Chalmers, the son of a stonemason in the West Highlands of Scotland, was converted during the 1859 revival. Even as a boy he wanted to be a missionary to the cannibals, and eventually he arrived on the settled island of Rarotonga in May 1867, where he served with the London Missionary Society for the next ten years. He was a pioneer at heart and set off for New Guinea (modern day Papua New Guinea) to preach the gospel. For the next 23 years he labored up and down the coast, visiting 105 villages, 90 of which had never seen a white man, and establishing a chain of Polynesian teachers to continue the work. He always went unarmed, knowing this would allay native suspicions while leaving him defenseless in case of attack.

Chalmers, who outlived two wives, longed for the unreached to hear the gospel. “I dearly love to be the first to preach Christ in a place,” he said, and he had the joy of seeing communities transformed by the good news. Declining an offer to work as a government official, he declared: “Gospel and commerce, yes: but remember this: It must be the gospel first. Wherever there was the slightest spark of civilization in the Southern Seas it has been because the gospel has been preached there. The ramparts of heathenism can only be stormed by those who carry the cross.” Despite innumerable hardships, Chalmers counted it a great privilege to sacrifice everything for Christ.

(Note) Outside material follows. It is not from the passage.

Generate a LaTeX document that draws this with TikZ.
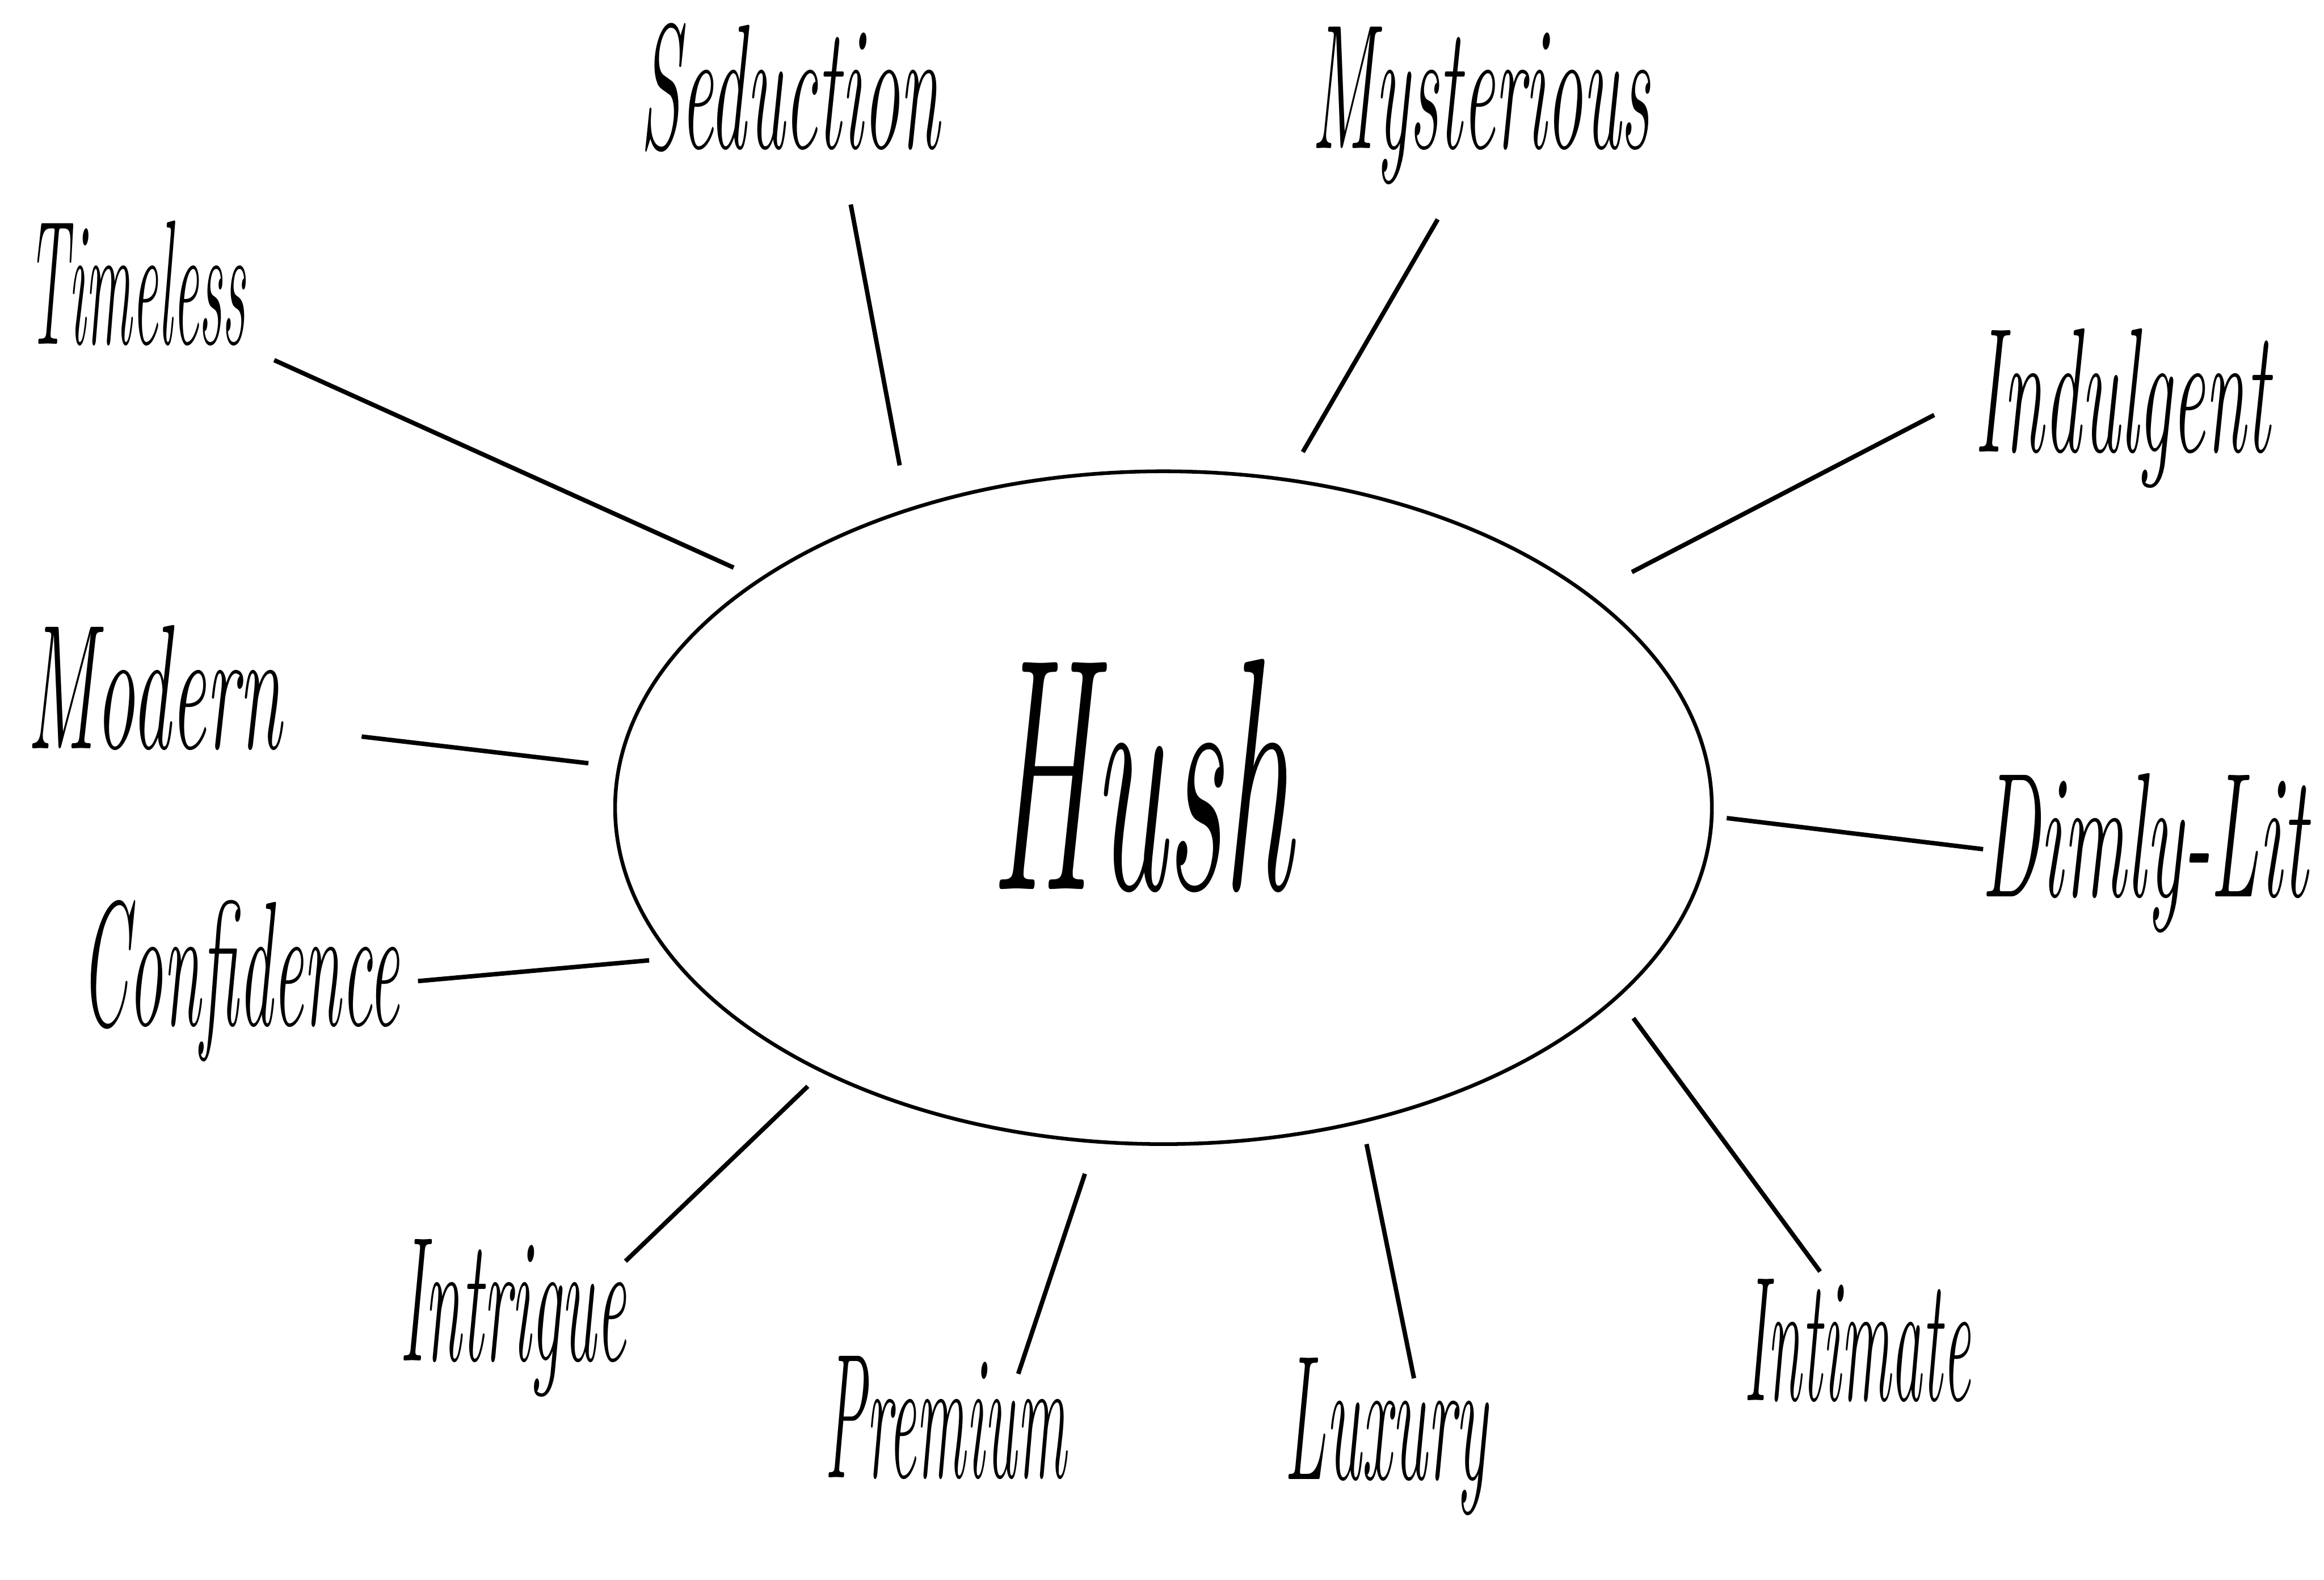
\documentclass[tikz,border=0pt]{standalone}
\usetikzlibrary{shapes.geometric}
\newcommand\fitw[2]{\resizebox{#1}{\height}{#2}}
\begin{document}
\begin{tikzpicture}[x=0.5pt,y=-0.5pt,
  word/.style={font=\fontsize{60}{60}\selectfont\itshape, inner sep=0pt, anchor=base},
  spoke/.style={line width=1.5pt, line cap=butt}]
\fill[white] (0,0) rectangle (1568,1066);
\useasboundingbox (0,0) rectangle (1568,1066);
% hub
\node[draw, ellipse, line width=1.25pt, minimum width=370pt, minimum height=227pt, inner sep=0pt] (hub) at (785,545) {};
\node[font=\fontsize{112}{112}\selectfont\itshape, inner sep=0pt, anchor=base] (hush) at (770,600) {\fitw{102pt}{Hush}};
% words
\node[word] (seduction) at (533,100) {\fitw{101pt}{Seduction}};
\node[word] (mysterious) at (999,100) {\fitw{114pt}{Mysterious}};
\node[word] (timeless) at (92,232) {\fitw{73.5pt}{Timeless}};
\node[word] (indulgent) at (1432,305) {\fitw{99.5pt}{Indulgent}};
\node[word] (modern) at (104,505) {\fitw{86pt}{Modern}};
\node[word] (dimly) at (1447,605) {\fitw{110pt}{Dimly-Lit}};
\node[word] (confidence) at (162,692) {\fitw{107.5pt}{Confidence}};
\node[word] (intrigue) at (346,918) {\fitw{76.5pt}{Intrigue}};
\node[word] (premium) at (638,997) {\fitw{81.5pt}{Premium}};
\node[word] (luxury) at (935,998) {\fitw{68.5pt}{Luxury}};
\node[word] (intimate) at (1253,945) {\fitw{76.5pt}{Intimate}};
% spoke ends
\coordinate (t1) at (185,243);  \coordinate (t2) at (495,383);
\coordinate (s1) at (574,138);  \coordinate (s2) at (607,314);
\coordinate (m1) at (970,148);  \coordinate (m2) at (879,305);
\coordinate (i1) at (1305,280); \coordinate (i2) at (1101,386);
\coordinate (o1) at (244,497);  \coordinate (o2) at (397,515);
\coordinate (d1) at (1165,552); \coordinate (d2) at (1338,573);
\coordinate (c1) at (282,662);  \coordinate (c2) at (438,648);
\coordinate (g1) at (545,733);  \coordinate (g2) at (422,851);
\coordinate (p1) at (732,792);  \coordinate (p2) at (687,927);
\coordinate (l1) at (922,772);  \coordinate (l2) at (954,930);
\coordinate (n1) at (1102,687); \coordinate (n2) at (1228,858);
\draw[spoke] (t1) -- (t2);
\draw[spoke] (s1) -- (s2);
\draw[spoke] (m1) -- (m2);
\draw[spoke] (i1) -- (i2);
\draw[spoke] (o1) -- (o2);
\draw[spoke] (d1) -- (d2);
\draw[spoke] (c1) -- (c2);
\draw[spoke] (g1) -- (g2);
\draw[spoke] (p1) -- (p2);
\draw[spoke] (l1) -- (l2);
\draw[spoke] (n1) -- (n2);
\end{tikzpicture}
\end{document}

At a time when many churches have championed the prosperity gospel with its “promises” of health, wealth, safety, and comfort, imitators of Chalmers are sorely needed. He sought neither personal protection nor glory; his faith did not rest on riches or long life. Instead James Chalmers lived with his eyes focused on heaven so that others might share his knowledge and confidence in the Savior. It cost him his life, but he would have been pleased with the exchange.

Footnotes:

1  This is a communal house for fighting men which could not be used without a human sacrifice. The natives had decided the next visitors to the island would serve for the consecration and feast.

2 This article is based on John Pollock, “Cannibal Easter” in A Fistful of Heroes (Ross-shire: Christian Focus, 1998), 174-180, and Eugene Myers Harrison, “The Greatheart of New Guinea,” in Giants of the Missionary Trail (Wholesome Words Website, 2005) http://www.wholesomewords.org/missions/giants/biochalmers.html (accessed March 9, 2005).

3 Patrick Johnstone and Jason Mandryk, Operation World: 21st Century Edition (Cumbria: Paternoster Publishing, 2001), 58.